Directive: Copy every line of the listing that holds the string "page".

Information provided:
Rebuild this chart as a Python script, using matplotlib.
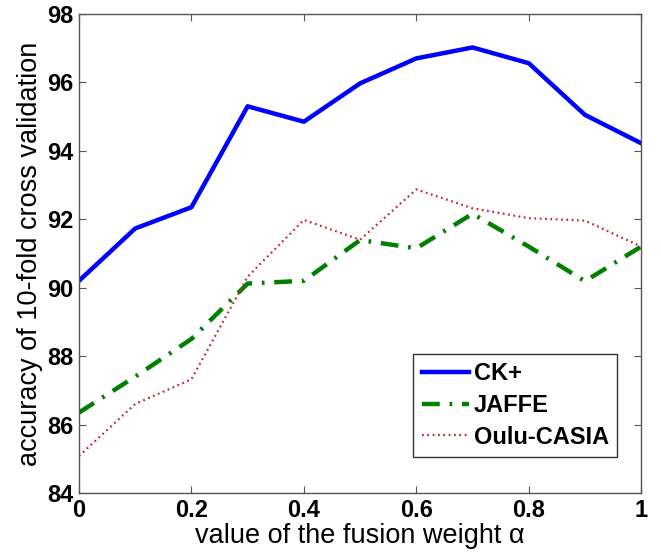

==

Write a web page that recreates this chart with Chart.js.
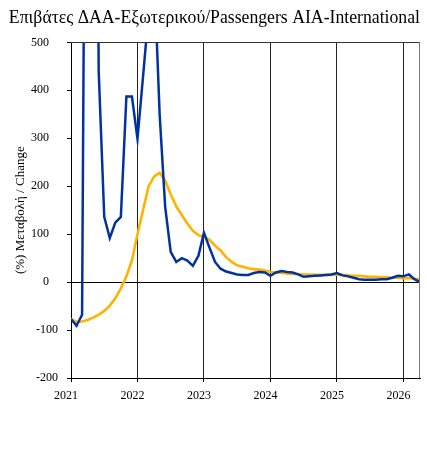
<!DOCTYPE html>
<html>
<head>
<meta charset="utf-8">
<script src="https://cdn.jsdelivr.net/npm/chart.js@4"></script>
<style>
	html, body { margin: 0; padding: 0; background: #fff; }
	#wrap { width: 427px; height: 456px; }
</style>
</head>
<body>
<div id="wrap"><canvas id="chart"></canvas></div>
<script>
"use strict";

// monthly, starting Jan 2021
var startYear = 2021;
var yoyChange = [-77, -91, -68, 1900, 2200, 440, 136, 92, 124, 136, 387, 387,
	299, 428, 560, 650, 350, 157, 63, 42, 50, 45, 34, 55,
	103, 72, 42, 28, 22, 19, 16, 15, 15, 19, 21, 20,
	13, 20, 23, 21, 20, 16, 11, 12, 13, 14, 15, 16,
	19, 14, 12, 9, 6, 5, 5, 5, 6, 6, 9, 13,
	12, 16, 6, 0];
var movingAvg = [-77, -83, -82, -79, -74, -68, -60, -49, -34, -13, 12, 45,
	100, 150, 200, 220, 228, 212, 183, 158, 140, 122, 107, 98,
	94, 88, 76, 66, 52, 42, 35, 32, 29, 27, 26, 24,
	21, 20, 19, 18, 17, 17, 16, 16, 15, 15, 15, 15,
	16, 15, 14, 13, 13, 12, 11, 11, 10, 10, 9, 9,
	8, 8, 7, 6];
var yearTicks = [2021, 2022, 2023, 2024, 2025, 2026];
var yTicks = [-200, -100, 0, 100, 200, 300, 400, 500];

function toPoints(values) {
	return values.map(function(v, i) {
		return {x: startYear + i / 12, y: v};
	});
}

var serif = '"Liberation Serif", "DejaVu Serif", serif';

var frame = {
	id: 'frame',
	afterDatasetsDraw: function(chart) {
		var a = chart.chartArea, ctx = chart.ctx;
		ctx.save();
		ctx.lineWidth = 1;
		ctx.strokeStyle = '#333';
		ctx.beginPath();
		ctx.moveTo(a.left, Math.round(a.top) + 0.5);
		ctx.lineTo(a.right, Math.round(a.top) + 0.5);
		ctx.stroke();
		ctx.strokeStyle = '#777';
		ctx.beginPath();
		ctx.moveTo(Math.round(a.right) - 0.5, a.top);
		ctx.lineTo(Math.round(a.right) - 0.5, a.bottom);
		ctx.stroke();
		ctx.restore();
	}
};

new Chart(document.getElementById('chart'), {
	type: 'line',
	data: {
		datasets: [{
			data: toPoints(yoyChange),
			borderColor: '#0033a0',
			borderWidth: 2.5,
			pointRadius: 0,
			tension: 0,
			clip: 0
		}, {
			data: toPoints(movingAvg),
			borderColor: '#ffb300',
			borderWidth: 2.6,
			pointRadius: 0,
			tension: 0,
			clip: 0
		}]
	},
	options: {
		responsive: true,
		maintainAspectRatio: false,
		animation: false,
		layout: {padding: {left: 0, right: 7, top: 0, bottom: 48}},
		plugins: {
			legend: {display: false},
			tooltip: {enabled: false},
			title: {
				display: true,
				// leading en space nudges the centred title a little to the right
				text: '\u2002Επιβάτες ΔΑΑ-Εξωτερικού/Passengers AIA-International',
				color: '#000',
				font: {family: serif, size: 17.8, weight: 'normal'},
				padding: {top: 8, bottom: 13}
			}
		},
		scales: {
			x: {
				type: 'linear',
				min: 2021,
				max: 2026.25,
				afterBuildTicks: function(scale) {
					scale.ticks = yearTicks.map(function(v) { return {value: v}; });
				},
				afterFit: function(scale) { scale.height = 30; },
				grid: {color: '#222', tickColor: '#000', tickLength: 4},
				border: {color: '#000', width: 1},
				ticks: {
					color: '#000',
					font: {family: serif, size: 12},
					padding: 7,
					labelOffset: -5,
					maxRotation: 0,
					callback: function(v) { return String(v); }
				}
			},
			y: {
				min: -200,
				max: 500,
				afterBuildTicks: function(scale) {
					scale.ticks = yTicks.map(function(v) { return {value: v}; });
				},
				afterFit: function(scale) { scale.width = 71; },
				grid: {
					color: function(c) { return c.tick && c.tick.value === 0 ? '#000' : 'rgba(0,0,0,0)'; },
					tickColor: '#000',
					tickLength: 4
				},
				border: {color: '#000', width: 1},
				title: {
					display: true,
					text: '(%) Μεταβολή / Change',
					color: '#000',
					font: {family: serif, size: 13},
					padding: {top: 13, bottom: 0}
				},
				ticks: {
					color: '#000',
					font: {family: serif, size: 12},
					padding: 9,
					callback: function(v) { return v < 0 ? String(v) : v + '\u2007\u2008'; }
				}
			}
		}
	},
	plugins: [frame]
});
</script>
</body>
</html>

==

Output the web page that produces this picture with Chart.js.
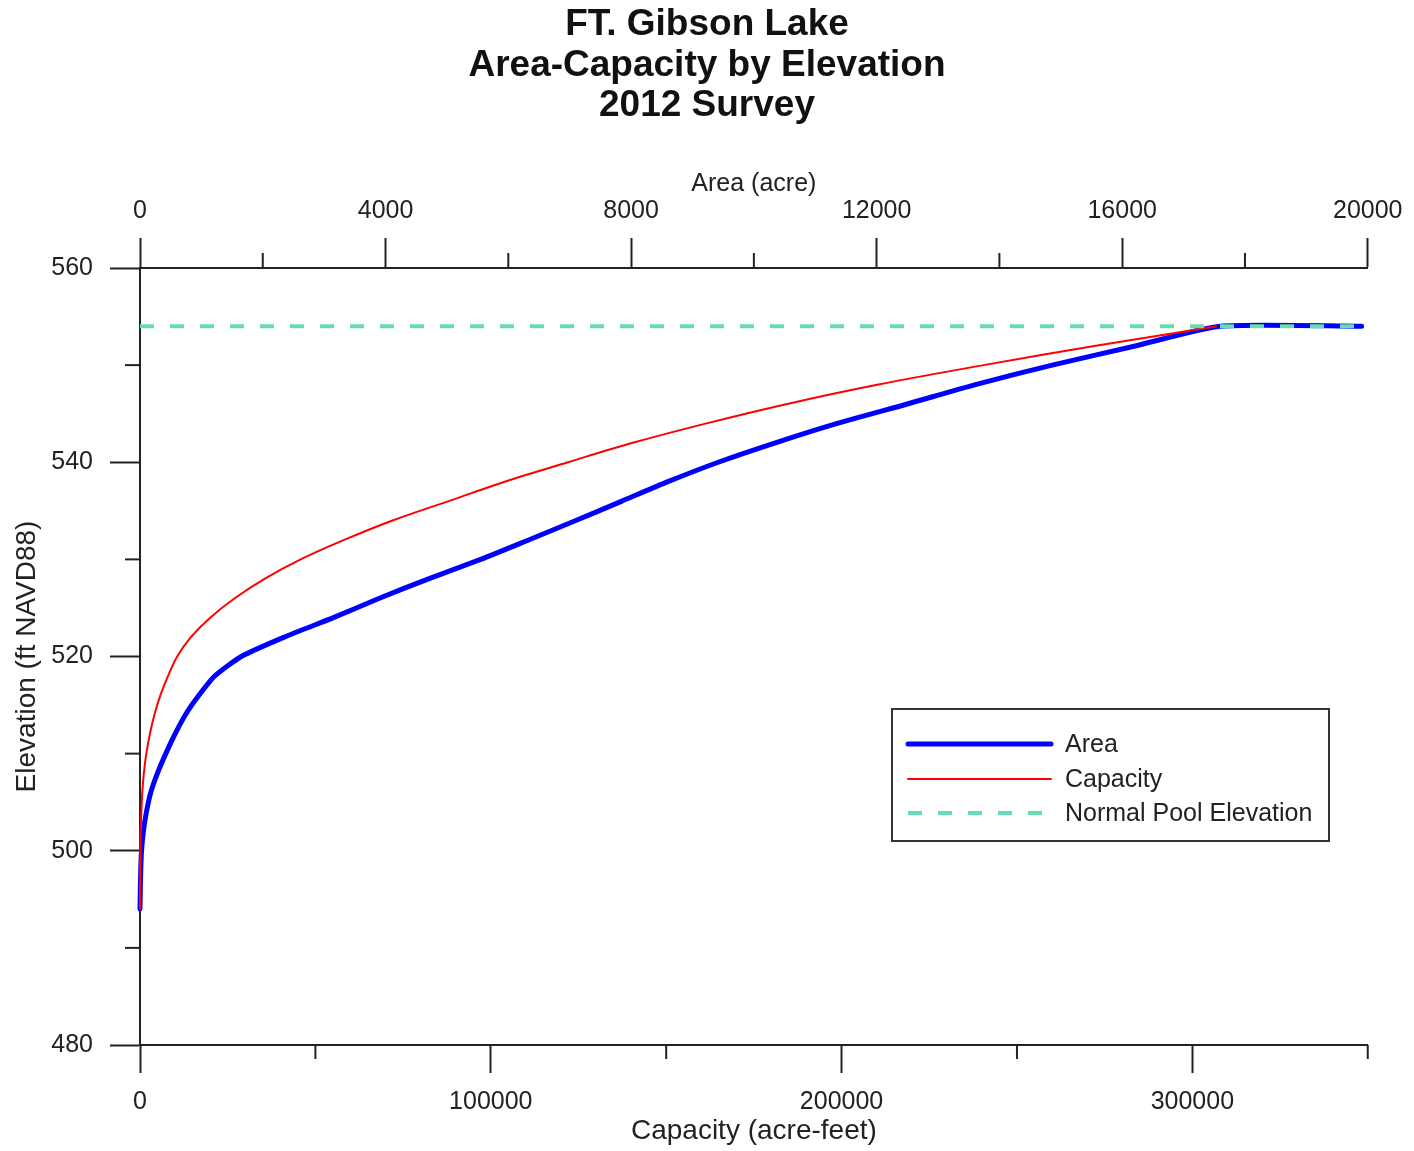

Solution for this task:
Write a web page that recreates this chart with Chart.js.
Output the web page that produces this picture with Chart.js.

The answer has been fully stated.